« Circulez, il n’y a rien à voir. » C’est par cette phrase que l’on pourrait formuler « l’excuse » de la mauvaise participation aux élections européennes sous la plume de nombreux analystes et commentateurs en Europe. « C’est la même chose que les élections au Congrès américain en milieu de mandat, alors pourquoi s’en préoccuper !? » Une analyse plus approfondie des données nationales, conduite par l’IREF, révèle cependant que le taux d’abstentionnisme aux élections européennes atteint en réalité un niveau inquiétant dans de nombreux pays, ce qui ajoute aux inquiétudes concernant le déficit démocratique européen. Pire ! il semblerait que leur participation aux élections européenne, tout au long de leur vie, décourage les gens de voter aux élections nationales.

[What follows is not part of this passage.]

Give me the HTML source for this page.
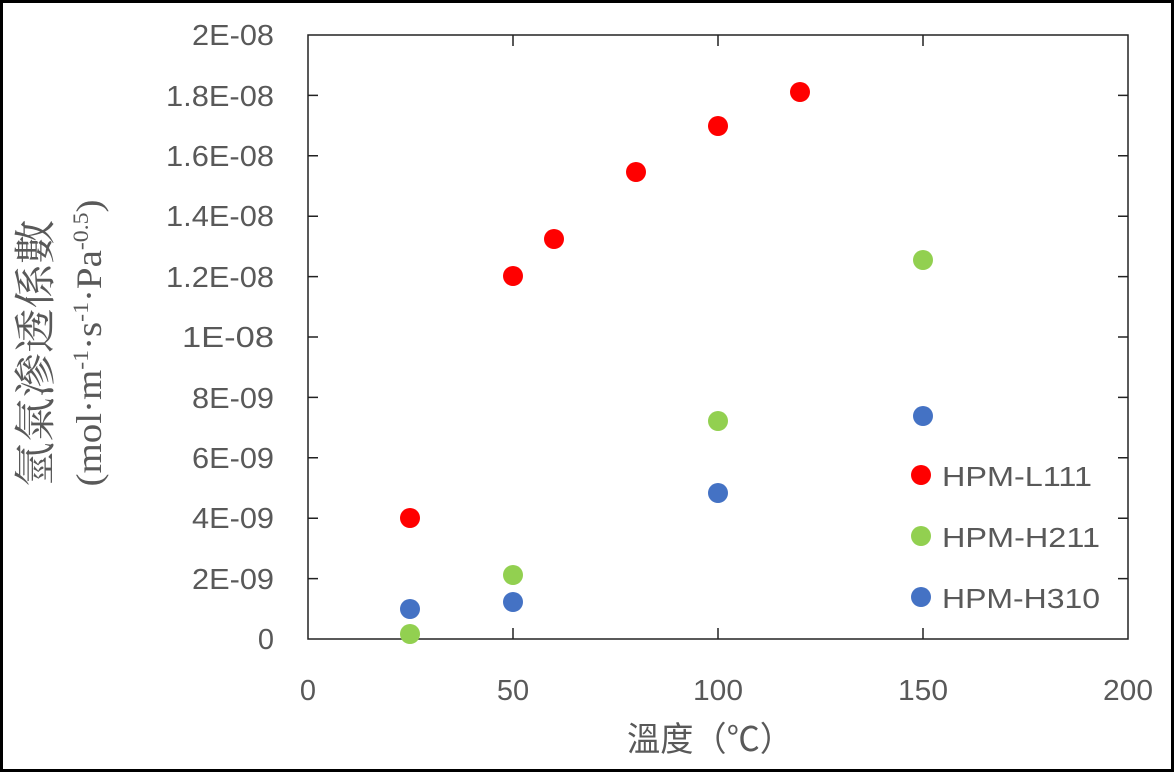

Lorsqu’ils tentent d’expliquer la faible participation aux élections européennes, les politologues se réfèrent généralement à la dimension peu visible pour l’électeur des enjeux parlementaires européens, ainsi qu’à la distance plus importante entre la décision de l’électeur et la politique concrète qui va en découler, dans la mesure où de nombreuses décisions politiques au niveau européen ne se prennent pas au Parlement européen. L’avancée visible des enjeux soumis aux votes aux niveaux individuels de centralisation est sans doute à l’origine de la dernière analyse de l’IREF du taux de participation aux quatre élections en Allemagne. De son côté, la politique économique allemande, y compris la politique fiscale, est relativement centralisée, ce qui explique que les élections locales importent moins à un contribuable donné. Comme le montre le tableau ci-dessous, le taux de participation aux élections d’un Land est toujours inférieur à celui des élections fédérales, et celui des élections locales est encore plus faible. Or même ce dernier est de loin plus élevé que le taux de participation aux élections européennes…

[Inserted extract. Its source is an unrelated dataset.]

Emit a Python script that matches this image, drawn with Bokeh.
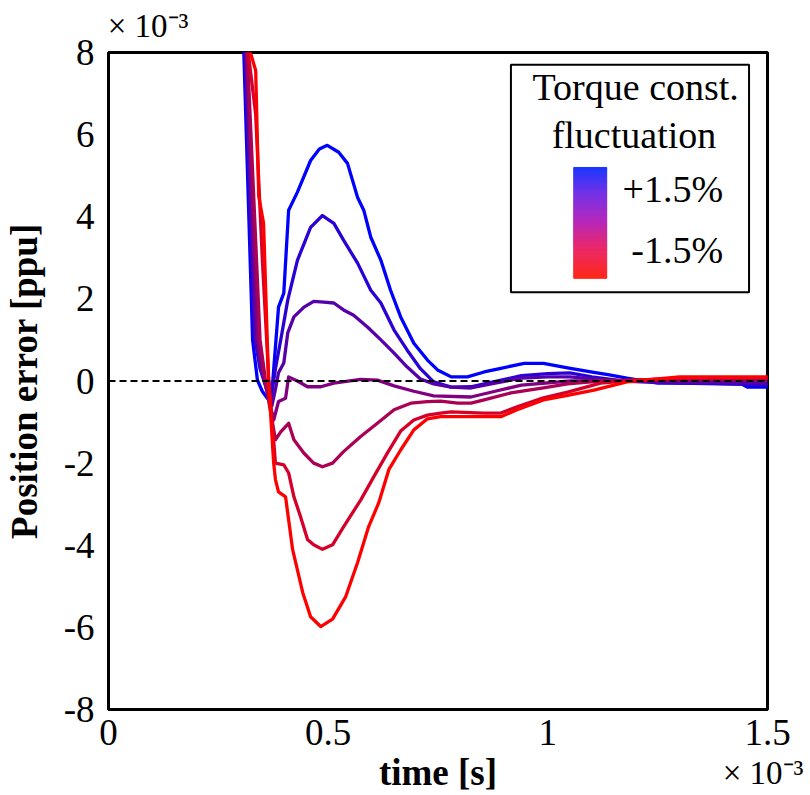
import numpy as np
from bokeh.plotting import figure
from bokeh.models import Span, Label, FixedTicker, ColumnDataSource, LinearAxis
from bokeh.embed import file_html
from bokeh.resources import INLINE

# ---------------- data (time in units of 1e-3 s, error in units of 1e-3 ppu)
series_names = ["+1.5%", "+1.0%", "+0.5%", "0%", "-0.5%", "-1.0%", "-1.5%"]

t1 = [0.308, 0.328, 0.339, 0.350, 0.362, 0.374, 0.387, 0.399, 0.410, 0.430, 0.460, 0.480,
      0.498, 0.524, 0.544, 0.567, 0.581, 0.597, 0.620, 0.642, 0.665, 0.695, 0.726, 0.749,
      0.780, 0.817, 0.855, 0.893, 0.946, 0.990, 1.045, 1.098, 1.140, 1.180, 1.250, 1.350,
      1.440, 1.455, 1.500]
e1 = [8.0, 1.0, 0.02, -0.25, -0.43, 0.0, 1.8, 2.14, 4.16, 4.6, 5.37, 5.65,
      5.74, 5.57, 5.3, 4.47, 4.16, 3.5, 2.94, 2.21, 1.56, 0.92, 0.51, 0.27,
      0.1, 0.1, 0.22, 0.31, 0.43, 0.43, 0.32, 0.22, 0.15, 0.07, -0.05, -0.05,
      -0.07, -0.15, -0.15]

t2 = [0.310, 0.332, 0.345, 0.369, 0.380, 0.392, 0.408, 0.430, 0.460, 0.487, 0.513, 0.535,
      0.567, 0.597, 0.620, 0.650, 0.680, 0.710, 0.740, 0.780, 0.825, 0.863, 0.940, 1.000,
      1.050, 1.100, 1.170, 1.300, 1.450, 1.500]
e2 = [8.0, 1.1, 0.3, -0.5, 0.3, 1.0, 1.97, 2.94, 3.74, 4.03, 3.84, 3.43,
      2.87, 2.21, 1.9, 1.24, 0.75, 0.3, -0.02, -0.15, -0.14, -0.05, 0.13, 0.18,
      0.2, 0.1, 0.0, -0.05, -0.08, -0.1]

t3 = [0.312, 0.335, 0.350, 0.372, 0.380, 0.387, 0.399, 0.408, 0.422, 0.445, 0.467, 0.490,
      0.513, 0.535, 0.558, 0.590, 0.620, 0.650, 0.680, 0.710, 0.740, 0.780, 0.825, 0.880,
      0.940, 1.000, 1.050, 1.100, 1.170, 1.300, 1.500]
e3 = [8.0, 1.0, 0.2, -0.6, -0.2, 0.2, 0.44, 1.17, 1.56, 1.8, 1.94, 1.92,
      1.9, 1.73, 1.6, 1.31, 1.0, 0.68, 0.34, 0.05, -0.07, -0.15, -0.17, -0.05,
      0.07, 0.1, 0.1, 0.05, 0.0, -0.03, -0.05]

t4 = [0.314, 0.340, 0.355, 0.376, 0.387, 0.403, 0.410, 0.430, 0.453, 0.483, 0.513, 0.574,
      0.612, 0.650, 0.695, 0.740, 0.825, 0.880, 0.940, 1.050, 1.170, 1.300, 1.500]
e4 = [8.0, 1.0, 0.0, -0.95, -0.5, -0.42, 0.1, 0.0, -0.14, -0.14, -0.05, 0.04,
      0.02, -0.12, -0.25, -0.36, -0.39, -0.25, -0.1, 0.0, 0.0, 0.02, 0.03]

t5 = [0.316, 0.345, 0.360, 0.380, 0.392, 0.410, 0.422, 0.445, 0.467, 0.487, 0.510, 0.535,
      0.574, 0.612, 0.650, 0.688, 0.726, 0.756, 0.795, 0.825, 0.855, 0.916, 0.990, 1.045,
      1.120, 1.300, 1.500]
e5 = [8.0, 1.0, -0.2, -1.43, -1.24, -1.03, -1.43, -1.76, -2.0, -2.09, -2.0, -1.72,
      -1.35, -1.03, -0.7, -0.54, -0.5, -0.49, -0.54, -0.54, -0.46, -0.29, -0.17, -0.07,
      0.0, 0.05, 0.05]

t6 = [0.318, 0.335, 0.350, 0.365, 0.380, 0.399, 0.410, 0.422, 0.437, 0.453, 0.467, 0.487,
      0.510, 0.535, 0.574, 0.604, 0.635, 0.665, 0.695, 0.726, 0.756, 0.780, 0.855, 0.893,
      0.930, 0.990, 1.045, 1.120, 1.200, 1.300, 1.500]
e6 = [8.0, 6.5, 3.0, 0.0, -2.0, -2.04, -2.24, -2.82, -3.3, -3.86, -3.99, -4.1,
      -3.99, -3.55, -2.9, -2.33, -1.75, -1.22, -0.95, -0.83, -0.78, -0.75, -0.78, -0.78,
      -0.63, -0.41, -0.27, -0.05, 0.02, 0.07, 0.08]

t7 = [0.323, 0.335, 0.342, 0.353, 0.364, 0.373, 0.376, 0.380, 0.387, 0.403, 0.410, 0.419,
      0.430, 0.442, 0.460, 0.483, 0.510, 0.540, 0.567, 0.592, 0.615, 0.638, 0.665, 0.695,
      0.726, 0.756, 0.825, 0.893, 0.930, 0.990, 1.045, 1.105, 1.180, 1.250, 1.300, 1.500]
e7 = [8.0, 7.56, 4.5, 3.84, 0.1, -1.5, -2.0, -2.4, -2.7, -2.82, -3.38, -4.1,
      -4.6, -5.15, -5.74, -5.98, -5.8, -5.25, -4.42, -3.55, -2.97, -2.16, -1.68, -1.19,
      -0.92, -0.87, -0.87, -0.87, -0.7, -0.46, -0.35, -0.22, -0.02, 0.05, 0.1, 0.1]

x_ticks = [0, 0.5, 1, 1.5]
x_tick_labels = ["0", "0.5", "1", "1.5"]
y_ticks = [-8, -6, -4, -2, 0, 2, 4, 6, 8]
y_tick_labels = ["-8", "-6", "-4", "-2", "0", "2", "4", "6", "8"]
exponent_text = "× 10⁻³"

legend_title = ["Torque const.", "fluctuation"]
legend_top_label = "+1.5%"
legend_bottom_label = "-1.5%"

times = [t1, t2, t3, t4, t5, t6, t7]
errors = [e1, e2, e3, e4, e5, e6, e7]

# ---------------- styling helpers
FONT = "Liberation Serif"

def curve_color(i, n):
    f = i / (n - 1)
    r = int(round(255 * f))
    b = int(round(255 * (1 - f)))
    return "#%02x%02x%02x" % (r, 0, b)

p = figure(width=810, height=795, x_range=(0, 1.5), y_range=(-8, 8),
           output_backend="svg", toolbar_location=None,
           min_border_left=108, min_border_right=43,
           min_border_top=52, min_border_bottom=85)
p.xgrid.visible = False
p.ygrid.visible = False
p.outline_line_color = "black"
p.outline_line_width = 3
p.background_fill_color = "white"
p.border_fill_color = "white"

xax = p.below[0]
yax = p.left[0]

def plain_axis(ax, size):
    ax.major_tick_line_color = None
    ax.minor_tick_line_color = None
    ax.major_tick_out = 0
    ax.major_tick_in = 0
    ax.minor_tick_out = 0
    ax.minor_tick_in = 0
    ax.axis_line_color = None
    ax.major_label_text_font = FONT
    ax.major_label_text_font_size = size
    ax.major_label_text_color = "black"

plain_axis(xax, "37px")
plain_axis(yax, "37px")

xax.ticker = FixedTicker(ticks=x_ticks)
xax.major_label_overrides = {k: v for k, v in zip(x_ticks, x_tick_labels)}
xax.major_label_standoff = 10
xax.axis_label = "time [s]"
xax.axis_label_text_font = FONT
xax.axis_label_text_font_style = "bold"
xax.axis_label_text_font_size = "37px"
xax.axis_label_standoff = 4
xax.axis_label_text_color = "black"

yax.ticker = FixedTicker(ticks=y_ticks)
yax.major_label_overrides = {k: v for k, v in zip(y_ticks, y_tick_labels)}
yax.major_label_standoff = 14
yax.axis_label = "Position error [ppu]"
yax.axis_label_text_font = FONT
yax.axis_label_text_font_style = "bold"
yax.axis_label_text_font_size = "37px"
yax.axis_label_standoff = 16
yax.axis_label_text_color = "black"

# "x 10^-3" scale markers as labels of extra, otherwise invisible axes
top_pos = 0.09
bot_pos = 1.49
top_ax = LinearAxis(ticker=FixedTicker(ticks=[top_pos]),
                    major_label_overrides={top_pos: exponent_text},
                    major_label_standoff=9)
plain_axis(top_ax, "33px")
p.add_layout(top_ax, "above")

bot_ax = LinearAxis(ticker=FixedTicker(ticks=[bot_pos]),
                    major_label_overrides={bot_pos: exponent_text},
                    major_label_standoff=-41)
plain_axis(bot_ax, "33px")
p.add_layout(bot_ax, "below")

# curves
n = len(times)
for i, (t, e) in enumerate(zip(times, errors)):
    src = ColumnDataSource(dict(t=t, e=e))
    p.line("t", "e", source=src, line_color=curve_color(i, n), line_width=3.3,
           line_join="round", line_cap="round")

# zero reference line
p.add_layout(Span(location=0, dimension="width", line_color="black",
                  line_width=2, line_dash="7 4"))

# legend box with gradient bar
p.quad(left=[0.916], right=[1.458], top=[7.70], bottom=[2.16],
       fill_color="white", line_color="black", line_width=2)

stops_t = [0.0, 0.24, 0.48, 0.72, 1.0]
stops_c = [(25, 55, 255), (115, 50, 230), (180, 40, 190), (232, 40, 110), (255, 40, 25)]
nseg = 110
edges = np.linspace(5.20, 2.50, nseg + 1)
cols = []
for k in range(nseg):
    f = (k + 0.5) / nseg
    rgb = [int(round(np.interp(f, stops_t, [c[j] for c in stops_c]))) for j in range(3)]
    cols.append("#%02x%02x%02x" % tuple(rgb))
p.quad(left=[1.059] * nseg, right=[1.134] * nseg, top=edges[:-1], bottom=edges[1:],
       fill_color=cols, line_color=cols, line_width=1)

def add_label(x, y, text, size, align="left", style="normal"):
    p.add_layout(Label(x=x, y=y, text=text,
                       text_font=FONT, text_font_size=size,
                       text_align=align, text_baseline="alphabetic",
                       text_font_style=style, text_color="black"))

add_label(1.200, 7.15, legend_title[0], "38px", "center")
add_label(1.196, 5.98, legend_title[1], "38px", "center")
add_label(1.399, 4.67, legend_top_label, "38px", "right")
add_label(1.399, 3.19, legend_bottom_label, "38px", "right")

open("out.html", "w").write(file_html(p, INLINE))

Dans cinq pays seulement, la participation aux européennes se trouve en mesure de concurrencer la faible participation aux élections locales : à part deux Länder de l’ancienne RDA, il y a, on l’aura deviné, les trois Etats qui entourent Strasbourg …
Le défaut de confiance à l’égard du Parlement européen a aussi été analysé comme une raison de l’abstentionnisme élevé aux quatre coins de l’Europe. Certes, il est en théorie évident que la participation soit tirée vers le bas par l’abstentionnisme très élevé de certains Etats. Il n’en reste pas moins vrai que le taux de participation aux européennes se détermine en gros dans chaque pays, en fonction des mêmes facteurs que celui des élections nationales. Toutes choses égales par ailleurs, ce dernier est à l’évidence plus élevé lorsque le vote est obligatoire, si l’élection se passe conjointement avec une autre élection ou un vote, et lorsque l’élection a lieu le weekend. On estime que la création de plus d’une circonscription par pays (actuellement seules la Grande-Bretagne, l’Irlande et la France ont plusieurs circonscriptions aux européennes) et le fait de programmer le vote le weekend pourrait accroître le taux de participation de 10 points. Cela sera-t-il suffisant assez pour ramener l’écart entre les participations aux européennes et aux élections nationales ?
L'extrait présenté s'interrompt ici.